Пит поворачивает ножницы так, что свет отражается от их блестящих лезвий, и впервые я уверен, на все сто процентов уверен, что это безумие будет доведено до логического конца. Режиссер не собирается останавливать съемку. Рефери не собирается останавливать поединок в десятом раунде. Мы не собираемся брать паузу, чтобы узнать мнение наших спонсоров. Пити-бой намерен вонзить ножницы в мой живот, пока я, беспомощный, лежу на этом столе, а потом вскрыть меня, как бандероль, прибывшую из «Хоршоу коллекшн»[18 - «Хоршоу коллекшн» – фирма, торгующая по каталогам и через Интернет.].

Он вопросительно смотрит на доктора Арлен.

«Нет! – воплю я, голос бьется о темные стенки моего черепа, но не выплескивается изо рта. – Нет, пожалуйста, нет!»

Она кивает.

– Давай. Все у тебя получится.

– Э… ты не хочешь выключить музыку?

«Да! Да, выключи ее!»

– Она тебе мешает?

«Да! Она ему мешает! Она до предела затуманила ему мозги! Он даже решил, что его пациент мертв!»

– Ну…

– Конечно, – отвечает она и исчезает из поля моего зрения. Мгновением позже Мик и Кейт наконец-то замолкают. Я пытаюсь бубнить, но к своему ужасу обнаруживаю: не получается. Я слишком напуган. Страх сковал мои голосовые связки. Я могу только наблюдать, как она присоединяется к нему, вдвоем они смотрят на меня сверху вниз, как несущие гроб – в открытую могилу.

– Спасибо, – благодарит он. Потом набирает полную грудь воздуха и поднимает ножницы. – Провожу перикардиальный разрез.

Медленно опускает ножницы. Я их вижу… вижу… потом они скрываются за пределами поля моего зрения. А чуть позже чувствую, как холодная сталь прижимается к верхней части живота.

Он с сомнением смотрит на врача.

– Ты уверена, что…

– Хочешь ты учиться проводить вскрытия или нет, Питер? – В голосе звучат резкие нотки.

– Ты знаешь, что хочу, но…

– Тогда режь.

Он кивает, плотно сжимает губы. Я бы закрыл глаза, если смог, но, разумеется, не могу; я только готовлюсь к боли, которую почувствую через секунду или две, говорю себе: «Крепись!»

– Режу. – Он чуть наклоняется вперед.

– Одну секунду! – кричит она.

Давление чуть ниже солнечного сплетения ослабевает.
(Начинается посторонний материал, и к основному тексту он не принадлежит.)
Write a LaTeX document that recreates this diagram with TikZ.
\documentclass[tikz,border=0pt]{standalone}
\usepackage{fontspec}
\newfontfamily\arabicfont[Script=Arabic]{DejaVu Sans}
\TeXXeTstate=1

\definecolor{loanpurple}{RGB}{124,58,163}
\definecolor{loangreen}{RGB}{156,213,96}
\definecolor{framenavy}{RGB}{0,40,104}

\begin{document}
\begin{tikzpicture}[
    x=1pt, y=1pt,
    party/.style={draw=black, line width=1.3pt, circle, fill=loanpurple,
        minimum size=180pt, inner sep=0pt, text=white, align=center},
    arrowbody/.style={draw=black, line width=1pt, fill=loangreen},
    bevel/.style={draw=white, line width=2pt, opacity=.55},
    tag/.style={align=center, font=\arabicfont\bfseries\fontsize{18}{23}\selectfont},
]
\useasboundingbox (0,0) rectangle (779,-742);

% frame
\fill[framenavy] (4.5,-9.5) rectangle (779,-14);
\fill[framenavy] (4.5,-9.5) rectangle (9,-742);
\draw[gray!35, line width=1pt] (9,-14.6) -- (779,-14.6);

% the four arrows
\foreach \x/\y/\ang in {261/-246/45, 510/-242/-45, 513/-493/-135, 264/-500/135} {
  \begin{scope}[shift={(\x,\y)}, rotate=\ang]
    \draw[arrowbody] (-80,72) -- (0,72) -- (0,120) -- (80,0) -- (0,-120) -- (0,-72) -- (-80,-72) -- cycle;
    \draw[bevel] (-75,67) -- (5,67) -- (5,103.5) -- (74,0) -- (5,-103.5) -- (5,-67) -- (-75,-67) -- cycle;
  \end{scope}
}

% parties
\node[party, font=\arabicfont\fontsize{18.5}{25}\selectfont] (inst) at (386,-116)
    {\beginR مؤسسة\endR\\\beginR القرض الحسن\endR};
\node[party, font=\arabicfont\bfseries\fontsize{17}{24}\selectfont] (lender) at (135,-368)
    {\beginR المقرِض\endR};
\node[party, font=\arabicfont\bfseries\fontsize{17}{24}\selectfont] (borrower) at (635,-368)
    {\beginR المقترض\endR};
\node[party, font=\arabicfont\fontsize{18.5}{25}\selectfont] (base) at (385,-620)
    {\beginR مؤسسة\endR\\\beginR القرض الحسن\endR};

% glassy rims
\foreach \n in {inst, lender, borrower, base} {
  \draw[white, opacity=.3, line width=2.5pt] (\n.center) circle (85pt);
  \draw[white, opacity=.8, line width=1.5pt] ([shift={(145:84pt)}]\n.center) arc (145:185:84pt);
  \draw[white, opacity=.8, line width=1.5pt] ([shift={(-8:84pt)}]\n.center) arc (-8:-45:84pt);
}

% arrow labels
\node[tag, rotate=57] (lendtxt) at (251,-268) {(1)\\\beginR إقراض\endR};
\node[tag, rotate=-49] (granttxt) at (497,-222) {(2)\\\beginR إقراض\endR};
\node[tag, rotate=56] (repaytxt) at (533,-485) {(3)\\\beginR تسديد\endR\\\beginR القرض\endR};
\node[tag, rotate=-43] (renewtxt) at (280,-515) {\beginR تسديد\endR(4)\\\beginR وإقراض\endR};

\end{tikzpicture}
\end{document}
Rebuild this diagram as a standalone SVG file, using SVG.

Он поворачивается к ней, на лице – удивление, легкое раздражение, а может, и облегчение, потому что удалось оттянуть критический момент.

Я чувствую, как ее рука охватывает мой пенис, словно она собралась погонять мне шкурку, этакий безопасный секс с мертвыми.

– Ты упустил вот это, Питер.

Он наклоняется, смотрит на ее находку – шрам чуть не в самом паху, на верхней части правого бедра, вывороченная, блестящая, без единой поры кожа.

Ее рука все еще держит мой член, держит, чтобы он не заслонял шрам, только ради этого. Точно так же она держала бы и диванную подушку, чтобы показать кому-то сокровище, которое ей удалось там обнаружить: монетки, бумажник, придушенную кошкой мышку… но что-то происходит.